»»

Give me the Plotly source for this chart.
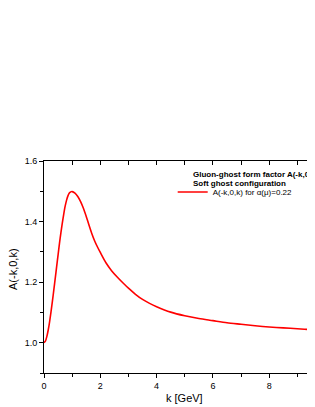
import plotly.graph_objects as go

# Data
k_vals = [0, 0.05, 0.1, 0.15, 0.2, 0.25, 0.3, 0.35, 0.4, 0.45, 0.5, 0.55, 0.6, 0.65, 0.7,
          0.75, 0.8, 0.85, 0.9, 0.95, 1.0, 1.1, 1.2, 1.3, 1.4, 1.5, 1.6, 1.7, 1.8, 1.9, 2.0,
          2.2, 2.4, 2.6, 2.8, 3.0, 3.25, 3.5, 3.75, 4.0, 4.5, 5.0, 5.5, 6.0, 6.5, 7.0, 7.5,
          8.0, 8.5, 9.0, 9.5, 10.0]
A_vals = [1.000, 1.005, 1.020, 1.042, 1.070, 1.103, 1.138, 1.175, 1.213, 1.252, 1.290, 1.328,
          1.363, 1.395, 1.424, 1.450, 1.470, 1.485, 1.494, 1.498, 1.499, 1.494, 1.483, 1.466,
          1.444, 1.417, 1.388, 1.360, 1.336, 1.316, 1.298, 1.264, 1.238, 1.217, 1.198, 1.180,
          1.160, 1.143, 1.130, 1.119, 1.101, 1.089, 1.080, 1.073, 1.066, 1.061, 1.056, 1.052,
          1.049, 1.046, 1.043, 1.041]
x_ticks = [0, 2, 4, 6, 8]
y_ticks = [1.0, 1.2, 1.4, 1.6]
series_name = "A(-k,0,k) for α(μ)=0.22"
legend_lines = ["Gluon-ghost form factor A(-k,0,k)", "Soft ghost configuration"]
x_title = "k [GeV]"
y_title = "A(-k,0,k)"

FONT = "Liberation Sans, Arial, sans-serif"
OFF = 8  # default page body margin
W, H = 315 - 2 * OFF, 407 - OFF
L, T, B = 44 - OFF, 161 - OFF, 34
plot_w = W - L
plot_h = H - T - B
px_per_k = 28.15
x_max = plot_w / px_per_k


def py(page_y):
    """page pixel y -> paper fraction"""
    return (H - B - (page_y - OFF)) / plot_h


def px(page_x):
    return (page_x - OFF - L) / plot_w


fig = go.Figure()
fig.add_trace(go.Scatter(
    x=k_vals, y=A_vals, mode="lines", name=series_name,
    line=dict(color="#ff0000", width=1.6, shape="spline", smoothing=0.8),
    showlegend=True,
))

fig.update_layout(
    width=W, height=H,
    margin=dict(l=L, r=0, t=T, b=B, pad=0),
    paper_bgcolor="white", plot_bgcolor="white",
    font=dict(family=FONT, size=9, color="black"),
    showlegend=True,
    legend=dict(x=px(172.7), y=py(177.5), xanchor="left", yanchor="top",
                bgcolor="rgba(0,0,0,0)", font=dict(size=8, family=FONT),
                borderwidth=0, tracegroupgap=0),
    xaxis=dict(range=[0, x_max], tickvals=x_ticks, ticks="outside", ticklen=4, tickwidth=1,
               tickcolor="black", showline=True, linecolor="black", linewidth=1,
               showgrid=False, zeroline=False, tickfont=dict(size=9),
               minor=dict(dtick=1, tick0=0, ticks="outside", ticklen=3, tickcolor="black",
                          showgrid=False)),
    xaxis2=dict(overlaying="x", side="top", matches="x", range=[0, x_max], dtick=1, tick0=0,
                ticks="inside", ticklen=4, tickcolor="black", showticklabels=False,
                showline=True, linecolor="black", linewidth=1, showgrid=False, zeroline=False),
    yaxis=dict(range=[0.9, 1.6], tickvals=y_ticks, tickformat=".1f", ticks="outside", ticklen=4,
               tickcolor="black", showline=True, linecolor="black", linewidth=1,
               showgrid=False, zeroline=False, tickfont=dict(size=9),
               minor=dict(dtick=0.1, tick0=0.9, ticks="outside", ticklen=3, tickcolor="black",
                          showgrid=False)),
)

# invisible helper so the top axis is drawn
fig.add_trace(go.Scatter(x=[0], y=[None], xaxis="x2", mode="lines", showlegend=False,
                         hoverinfo="skip"))

fig.add_annotation(text=x_title, xref="x", x=5, yref="paper", y=py(398),
                   xanchor="center", yanchor="middle", showarrow=False,
                   font=dict(size=11, family=FONT))
fig.add_annotation(text=y_title, xref="paper", x=px(13), yref="paper", y=py(269),
                   textangle=-90, xanchor="center", yanchor="middle", showarrow=False,
                   font=dict(size=11, family=FONT))
for i, line in enumerate(legend_lines):
    fig.add_annotation(text="<b>%s</b>" % line, xref="paper", x=px(191.0),
                       yref="paper", y=py(174 + 9.7 * i),
                       xanchor="left", yanchor="middle", showarrow=False,
                       font=dict(size=8, family=FONT))

fig.write_html("out.html")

««

Task requirements
Output exactly the span of lines from the top of the listing through the line holding "import plotly.graph_objects as go", and leave every picture out.

Final result
Give me the Plotly source for this chart.
import plotly.graph_objects as go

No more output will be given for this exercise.